Adopting the short-form prospectus is almost a foregone conclusion, said Todd Cipperman, principal and founder of the mutual fund law firm Cipperman & Company.

"XBRL ties in with the summary prospectus," he said, adding that he thinks the two are one and the same initiative. "I think this was the master plan all along. Chairman [Christopher] Cox loves XBRL. He has been too definitive for it not to happen."

The SEC seems likely to adopt the short-form prospectus by the end of the year, agreed Mercer Bullard, founder and president of Fund Democracy.

"In other areas, they will continue to delay final action, notably on the point-of-sale disclosure, which has been pending for years," Bullard said. "I think that by the end of the year, we will have a proposal for 12b-1 fees, but it will be unlikely they will adopt it this year."

"A proposal on 12b-1 is also going to be costly," Bobroff said. "I think the industry needs a breather."

Bobroff said Rule 22c-2, regarding mutual fund redemption fees and omnibus accounts, cost the industry and shareholders a lot of money, however, he wasn't sure it accomplished much.

As far as the impact of the subprime fallout on the mutual fund industry, industry insiders believe the SEC will forge ahead with its investigations-including one announced last week where the Commission will examine firms that unloaded Bear Stearns stock in the firm's final weeks and days-but the mutual fund industry will continue to lack any serious, direct scrutiny.

As far as other mutual fund issues are concerned, Bullard said the industry hasn't received much guidance from the SEC in recent months.

"The SEC continues to fail to address outstanding issues in the mutual fund industry," Bullard said, adding that in many cases, "the SEC seems to have no idea what the law is."

As an example, he said former California Attorney General Bill Lockyer sued Capital Research and American Funds distributors in 2005 for inadequate disclosure of revenue-sharing agreements.

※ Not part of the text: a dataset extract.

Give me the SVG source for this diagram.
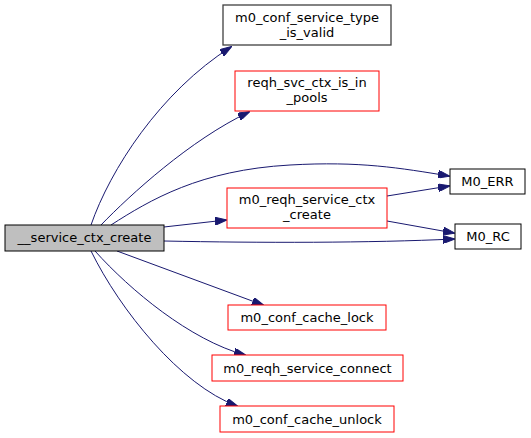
<svg xmlns="http://www.w3.org/2000/svg" width="531" height="438" viewBox="0 0 531 438">
<defs>
<style>
.n rect{fill:#fff;stroke:#000;stroke-width:1}
.n.r rect{stroke:#ff0000}
.n.g rect{stroke:#404040;stroke-width:1.3}
.n.m rect{fill:#bfbfbf}
text{font-family:"DejaVu Sans",sans-serif;font-size:13px;fill:#000;text-anchor:middle}
.e path{fill:none;stroke:#191970;stroke-width:1;marker-end:url(#a)}
</style>
<marker id="a" viewBox="0 0 12 8" refX="11" refY="4" markerWidth="12" markerHeight="8" markerUnits="userSpaceOnUse" orient="auto">
<polygon points="0,0 12,4 0,8" fill="#191970" stroke="#191970"/>
</marker>
</defs>
<rect width="531" height="438" fill="#fff"/>
<g class="e" id="edges">
<path d="M91,225 C110,170 160,92 231,47"/>
<path d="M101,225 C130,195 190,140 249,112"/>
<path d="M111,225 C150,200 200,170 290,165 C360,161 400,168 449,176"/>
<path d="M164,227 L226,220"/>
<path d="M164,241 C260,243 370,243 454,239"/>
<path d="M387,196 L449,186"/>
<path d="M387,221 L454,233"/>
<path d="M117,251 L263,305"/>
<path d="M95,251 C130,290 190,340 245,355"/>
<path d="M91,251 C120,310 180,385 237,406"/>
</g>
<g class="n m" id="service_ctx_create"><rect x="5" y="225" width="159" height="26"/><text x="84.5" y="242">__service_ctx_create</text></g>
<g class="n g" id="m0_conf_service_type_is_valid"><rect x="223" y="5" width="168" height="40"/><text x="307" y="22">m0_conf_service_type</text><text x="307" y="37">_is_valid</text></g>
<g class="n r" id="reqh_svc_ctx_is_in_pools"><rect x="235" y="71" width="144" height="40"/><text x="307" y="87">reqh_svc_ctx_is_in</text><text x="307" y="102">_pools</text></g>
<g class="n" id="M0_ERR"><rect x="450" y="169" width="75" height="25"/><text x="487.5" y="186">M0_ERR</text></g>
<g class="n r" id="m0_reqh_service_ctx_create"><rect x="227" y="188" width="160" height="40"/><text x="307" y="204">m0_reqh_service_ctx</text><text x="307" y="219">_create</text></g>
<g class="n" id="M0_RC"><rect x="455" y="224" width="66" height="25"/><text x="488" y="241">M0_RC</text></g>
<g class="n r" id="m0_conf_cache_lock"><rect x="228" y="305" width="158" height="25"/><text x="307" y="322">m0_conf_cache_lock</text></g>
<g class="n r" id="m0_reqh_service_connect"><rect x="212" y="355" width="191" height="26"/><text x="307.5" y="373">m0_reqh_service_connect</text></g>
<g class="n r" id="m0_conf_cache_unlock"><rect x="220" y="406" width="174" height="26"/><text x="307" y="424">m0_conf_cache_unlock</text></g>
</svg>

The SEC dropped the ball on that one, Bullard said, but got lucky when the case was dropped after new California Attorney General Edmund Brown, Jr. took office this year.

No one made any predictions or comments on the now-dormant issue of independent chairmen of mutual fund boards, a proposal the U.S. Chamber of Commerce championed for the industry, as it would have greatly upset boards' balance of power.

Discovering the Commission's true priorities is anyone's guess, but managers and investors can get some insight by listening to the speeches of SEC staff and Commissioners.

"A lot of remarks on the SEC speech circuit are carefully calculated," said Jim Volk, chief compliance officer at SEI Investment Manager Services, speaking at The National Investment Company Service Association's recent East Coast Regional Meeting in Philadelphia. "They say some things over and over again."

SEC spokesman John Heine referred all inquiries about the Commission's key issues regarding the fund industry to the SEC website.

"I don't know anybody on the staff who is eager to go beyond what the Chairman said," Heine said, referring to recent testimonials and speeches.

In an April 16 testimony before the U.S. House of Representatives Appropriations Committee, Chairman Cox said the SEC would continue to oversee securities firms and credit ratings agencies and step up enforcement of violators when necessary.

Cox also said the SEC has considered allowing U.S. companies to comply with International Financial Reporting Standards instead of the U.S.'s Generally Accepted Accounting Principles (GAAP).

"The world's regulatory and enforcement authorities are finding that we have to collaborate if we hope to protect our own investors," Cox said. "The SEC is working closely with our international counterparts to monitor the markets and pursue fraudsters wherever they may run. We are also exploring the idea of mutual recognition among a very few high-standards countries with robust regulatory and enforcement regimes."

Currently, there are two vacancies on the five-member SEC after Democrats Roel Campos and Annette Nazareth left recently, and Commissioner Paul Atkins' term expires June 15 (see "Week in Review," page 4). Atkins has said he will stay on until his replacement is named. Cox's term expires in 2009, but whether he remains Chairman is up to the current U.S. president. The SEC could have an entirely different outlook, depending on who wins the White House.

On Tuesday, June 3, the Senate Banking Committee will consider three nominations to the Commission. The nominees are Atlanta attorney Luis Aguilar and Financial Industry Regulatory Authority Senior Executive Vice President Elisse Walter, both Democrats, and Washington University Professor Troy Paredes, a Republican.

The Senate is expected to approve all three nominees simultaneously in an "all or none" approach.

If approved, Aguilar's term would end in 2010, Walter's term would end in 2012 and Paredes' term would end in 2013.

Speculating that little, if any, mutual fund regulations are likely to be approved before year-end, Bobroff said it could be awkward to have a regulation authorized by only two Commissioners, although it has been done before.